案件管理がマターマネジメントに一本化されたことで、複数のツールを行き来せずに契約関連業務を一元管理できるようになりました。案件のステータスも一覧で可視化され、進捗把握が格段にしやすくなりました。また、メールやチャットツールと連携できるため、1つの案件に関連するメッセージをLegalOn内で集約して確認できる点も便利です。
標準機能の「比較」で全文・条文・バージョンごとの差分を簡単に確認できるため、見落とし防止につながり、特にジュニアメンバーから好評です。「カスタムタブ」機能が新たに追加されたことで、担当者や進行状況などの条件を自由に組み合わせて表示・保存できるようになり、一覧性と検索性の両面で大きな効果を感じています。
工数削減はもちろん業務の可視化・進捗管理の効率化に
導入後の成果・効果について教えてください。
導入から間もない段階ですが、試算では法務部門の契約関連業務にかかる時間を月間で約4割削減できる見込みです。これまで分散していた情報や進捗管理をマターマネジメント上で一元化できたことで、確認・共有に要する工数を大幅に削減できました。現在は法務グループ内での運用にとどまっていますが、今後は全社的にアカウントを展開し、案件受付をLegalOnで完結できるようにする予定です。
リーガルテックの導入にあたり、社内稟議を通すコツはありますか。
御社の担当の方から提供いただいた、導入効果を定量化するテンプレートが非常に役立ちました。契約書レビューや案件管理にかかる作業時間や件数を入力すると、導入前後でどれだけ工数や人件費を削減できるかを試算でき、上長や経営層に数値で示せるため、導入の必要性やメリットを説明しやすくなったと思います。
ただ当社の場合、単純な効率化だけでは意思決定の後押しとしてはもう一歩でした。そこで、将来の人員交代や属人化の解消、情報探索の効率化、オンボーディングの迅速化といった「ナレッジ化」による長期的価値を強調。単なるコスト削減にとどまらない効果を訴求し、先行投資として承認を得ました。
LegalOnは強いチームづくりを目指す企業におすすめしたい

LegalOnはどのような企業に向いていると思われますか。
案件受付だけなら既存のフォームやチャットツールでも代用可能ですが、LegalOnの価値は情報や知見を組織で蓄積・活用できることにあります。「情報が埋もれて探せない」「ナレッジ化が進まない」といった課題を抱える企業には特に適しているでしょう。
知識やノウハウは個人で抱えても限界があります。チームで共有し活用することで、課題解決のスピードが上がり、メンバーの成長にもつながります。過去の案件や法務ノウハウが蓄積されるプラットフォームとしてのLegalOnは、法務担当者にとって非常に心強い存在です。
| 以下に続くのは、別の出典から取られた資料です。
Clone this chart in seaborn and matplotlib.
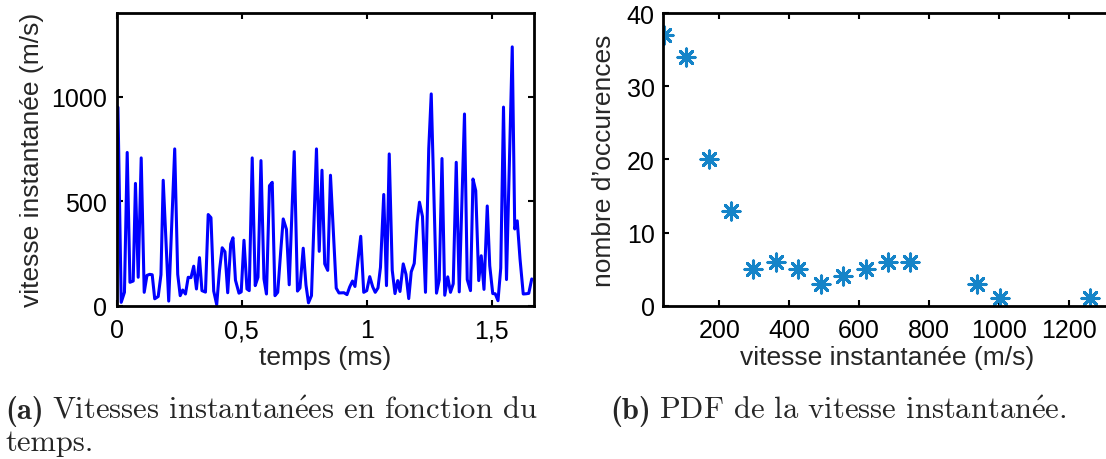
import matplotlib
matplotlib.use("Agg")
import matplotlib.pyplot as plt
import seaborn as sns
import numpy as np
import pandas as pd

# ---------------- data ----------------
temps_ms = [0.005, 0.018, 0.031, 0.042, 0.053, 0.066, 0.075, 0.086, 0.098, 0.110,
            0.121, 0.132, 0.142, 0.152, 0.166, 0.177, 0.186, 0.208, 0.232, 0.244,
            0.254, 0.264, 0.275, 0.286, 0.297, 0.308, 0.319, 0.331, 0.341, 0.355,
            0.366, 0.377, 0.388, 0.400, 0.411, 0.422, 0.433, 0.444, 0.456, 0.465,
            0.475, 0.489, 0.498, 0.509, 0.521, 0.530, 0.542, 0.554, 0.565, 0.577,
            0.589, 0.599, 0.611, 0.622, 0.633, 0.644, 0.656, 0.666, 0.679, 0.690,
            0.710, 0.723, 0.733, 0.746, 0.757, 0.767, 0.779, 0.799, 0.810, 0.821,
            0.832, 0.844, 0.855, 0.878, 0.889, 0.909, 0.921, 0.932, 0.943, 0.953,
            0.976, 0.988, 1.000, 1.012, 1.024, 1.034, 1.045, 1.055, 1.068, 1.079,
            1.090, 1.102, 1.113, 1.124, 1.133, 1.146, 1.157, 1.168, 1.178, 1.190,
            1.202, 1.211, 1.223, 1.235, 1.248, 1.258, 1.279, 1.290, 1.301, 1.312,
            1.324, 1.335, 1.346, 1.358, 1.370, 1.391, 1.402, 1.415, 1.425, 1.436,
            1.448, 1.458, 1.469, 1.482, 1.492, 1.504, 1.514, 1.525, 1.536, 1.547,
            1.559, 1.582, 1.592, 1.602, 1.613, 1.626, 1.637, 1.648, 1.660]
vitesse = [949, 16, 64, 733, 112, 118, 585, 136, 707, 64,
           145, 150, 148, 33, 44, 148, 600, 22, 750, 150,
           48, 75, 56, 136, 134, 189, 80, 230, 72, 65,
           436, 421, 70, 5, 168, 277, 258, 62, 295, 325,
           122, 60, 66, 313, 80, 72, 707, 96, 136, 694,
           128, 56, 574, 590, 48, 64, 260, 415, 365, 100,
           737, 70, 85, 275, 99, 14, 48, 750, 260, 648,
           200, 169, 624, 84, 61, 62, 53, 90, 118, 92,
           332, 64, 72, 139, 90, 64, 85, 184, 532, 96,
           726, 170, 58, 120, 68, 200, 150, 34, 162, 202,
           402, 495, 427, 64, 750, 1013, 60, 124, 704, 50,
           138, 64, 105, 686, 66, 917, 125, 72, 606, 550,
           120, 239, 78, 477, 191, 58, 57, 24, 180, 950,
           125, 1238, 367, 406, 225, 56, 57, 59, 128]

classes_vitesse = [41, 105, 170, 234, 298, 362, 426, 491, 555, 619, 683, 747, 939, 1003, 1261]
occurences = [37, 34, 20, 13, 5, 6, 5, 3, 4, 5, 6, 6, 3, 1, 1]

xticks_a = [0, 0.5, 1, 1.5]
xticklabels_a = ["0", "0,5", "1", "1,5"]
yticks_a = [0, 500, 1000]
xticks_b = [200, 400, 600, 800, 1000, 1200]
yticks_b = [0, 10, 20, 30, 40]

# ---------------- style ----------------
sns.set_theme(style="ticks")
plt.rcParams["font.family"] = ["Liberation Sans", "DejaVu Sans"]
plt.rcParams.update({
    "xtick.direction": "in", "ytick.direction": "in",
    "xtick.top": True, "ytick.right": True,
    "xtick.major.size": 4, "ytick.major.size": 4,
    "xtick.major.width": 1.5, "ytick.major.width": 1.5,
    "axes.linewidth": 2.0,
    "axes.edgecolor": "black",
    "xtick.color": "black", "ytick.color": "black",
    "xtick.labelsize": 18, "ytick.labelsize": 18,
    "axes.labelsize": 19,
    "mathtext.fontset": "cm",
})

W, H = 1106, 460
fig = plt.figure(figsize=(W / 100, H / 100), dpi=100)

def frac(left, top, right, bottom):
    return [left / W, 1 - bottom / H, (right - left) / W, (bottom - top) / H]

# ---- (a) ----
ax1 = fig.add_axes(frac(116.7, 14, 534, 306.7))
df_a = pd.DataFrame({"t": temps_ms, "v": vitesse})
sns.lineplot(data=df_a, x="t", y="v", ax=ax1, color="#0000ff", linewidth=2.2,
             estimator=None, sort=False)
ax1.set_xlim(0, 1.669)
ax1.set_ylim(0, 1400)
ax1.set_xticks(xticks_a)
ax1.set_xticklabels(xticklabels_a)
ax1.set_yticks(yticks_a)
ax1.set_xlabel("temps (ms)", labelpad=2)
ax1.set_ylabel("vitesse instantanée (m/s)", labelpad=5)
ax1.tick_params(axis="x", pad=9)
ax1.tick_params(axis="y", pad=7)

# ---- (b) ----
ax2 = fig.add_axes(frac(663, 14, 1112, 306.7))
df_b = pd.DataFrame({"x": classes_vitesse, "n": occurences})
sns.scatterplot(data=df_b, x="x", y="n", ax=ax2, marker=(8, 2, 0), s=150,
                color="#1584c8", linewidth=2.2)
ax2.set_xlim(39, 1324.5)
ax2.set_ylim(0, 40)
ax2.set_xticks(xticks_b)
ax2.set_yticks(yticks_b)
ax2.set_xlabel("vitesse instantanée (m/s)", labelpad=2)
ax2.set_ylabel("nombre d’occurences", labelpad=8)
ax2.tick_params(axis="x", pad=9)
ax2.tick_params(axis="y", pad=6)

# ---- captions ----
cap_size = 22
fam_serif = ["cmr10", "DejaVu Serif"]
fam_bold = ["cmb10", "DejaVu Serif"]
renderer = fig.canvas.get_renderer()
E = r"$\mathrm{\acute{e}}$"

def caption(x_px, y_px, tag, rest):
    t1 = fig.text(x_px / W, 1 - y_px / H, tag, family=fam_bold, fontsize=cap_size,
                  ha="left", va="baseline")
    bb = t1.get_window_extent(renderer)
    fig.text((bb.x1 + 8) / W, 1 - y_px / H, rest, family=fam_serif, fontsize=cap_size,
             ha="left", va="baseline")

caption(5, 419, "(a)", "Vitesses instantan" + E + "es en fonction du")
fig.text(5 / W, 1 - 451 / H, "temps.", family=fam_serif, fontsize=cap_size,
         ha="left", va="baseline")
caption(610, 419, "(b)", "PDF de la vitesse instantan" + E + "e.")

fig.savefig("out.png", dpi=100)
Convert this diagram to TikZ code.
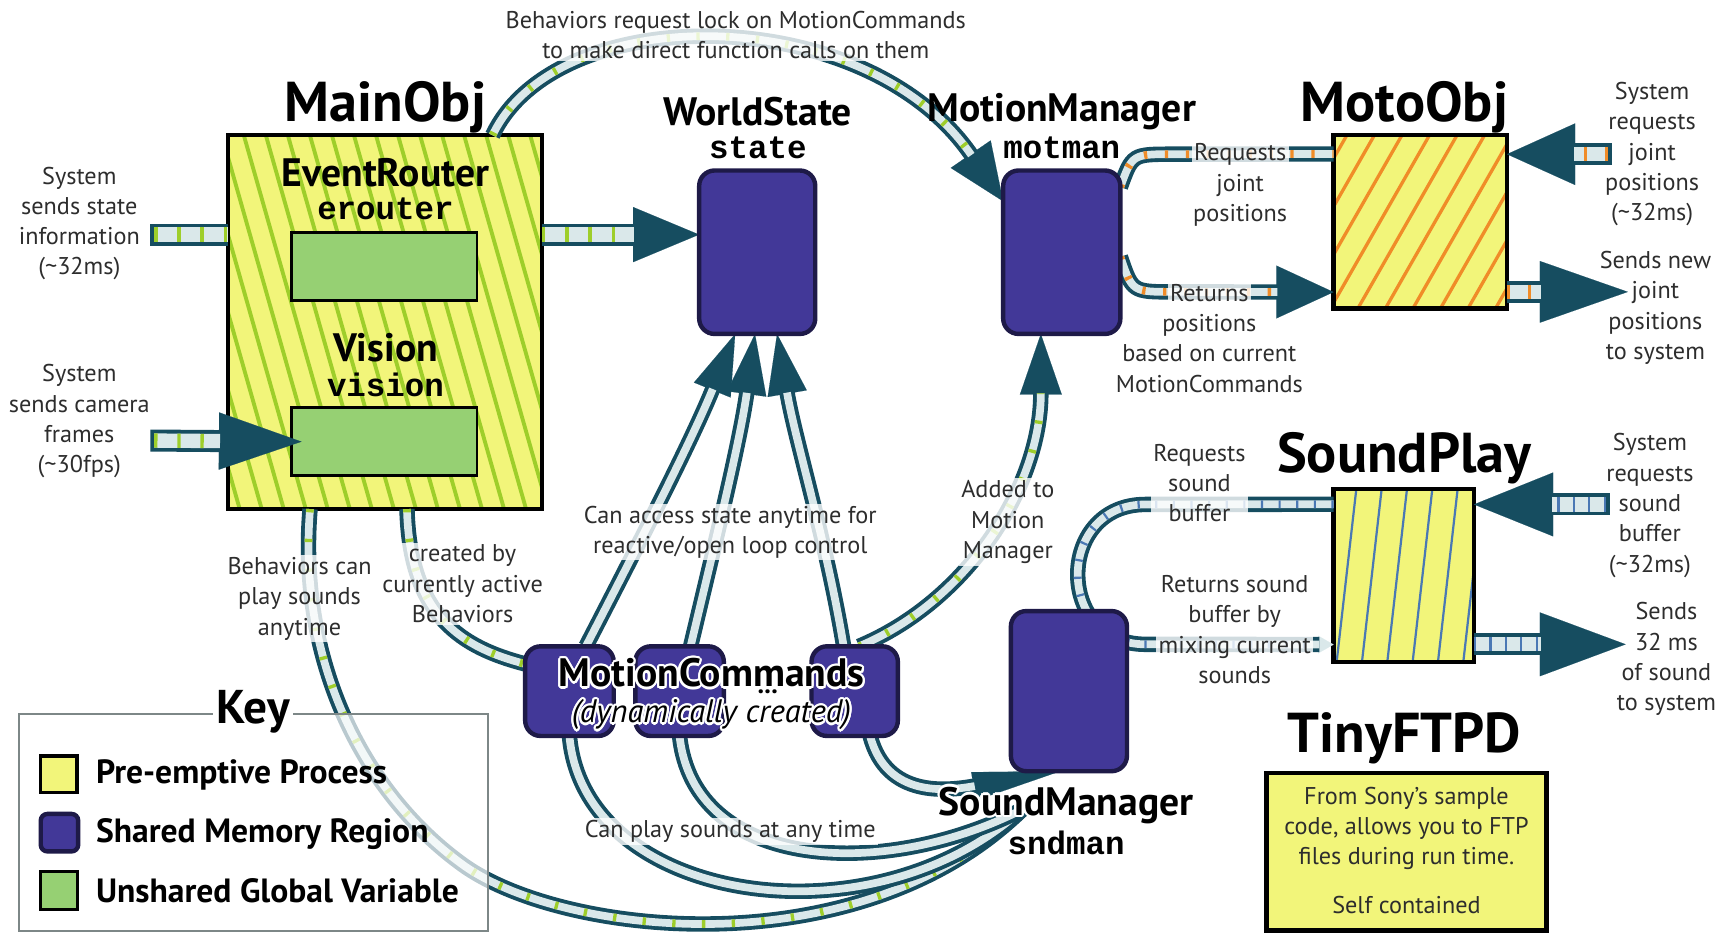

組織全体の成長を促し、強いチームづくりを目指す企業にこそおすすめしたいツールです。
将来の展望や、今後の目標・計画について教えてください。
当社コーポレート部門は「会社を支えるプロフェッショナルになる」を目標に掲げ、各分野で会社の成長を支えてきました。法務としても専門性を発揮し、事業の発展に貢献していくことが使命ですが、これまで契約書のファイル管理や進捗の手動更新、社内調整など、法務の本質ではない定型業務に多くの時間を費やしてきたという課題があります。
今後はツール活用によりこうした作業を削減し、その分の時間を法的リスクの分析や契約条件の検討、制度改正への対応など、より専門性の高い業務に充てたいと考えています。必ずしも人がやらなくてもよいことはツールに任せ、人にしかできない判断や戦略的思考に集中することで、より質の高い法務体制を築いていきたいです。
また、AIによるナレッジ活用にも大きな期待を寄せています。法務部門の多くが課題を抱えるナレッジの整理と活用をAIが支援することで、現場への情報発信や知見共有が進み、組織全体の生産性向上と相互理解の深化につながるはずです。これからはAIおよびリーガルテックの力を活用しながら、会社の成長をより強く支える法務へ進化していきたいと考えています。
(取材日:2025年10月)※掲載内容は取材当時のものです。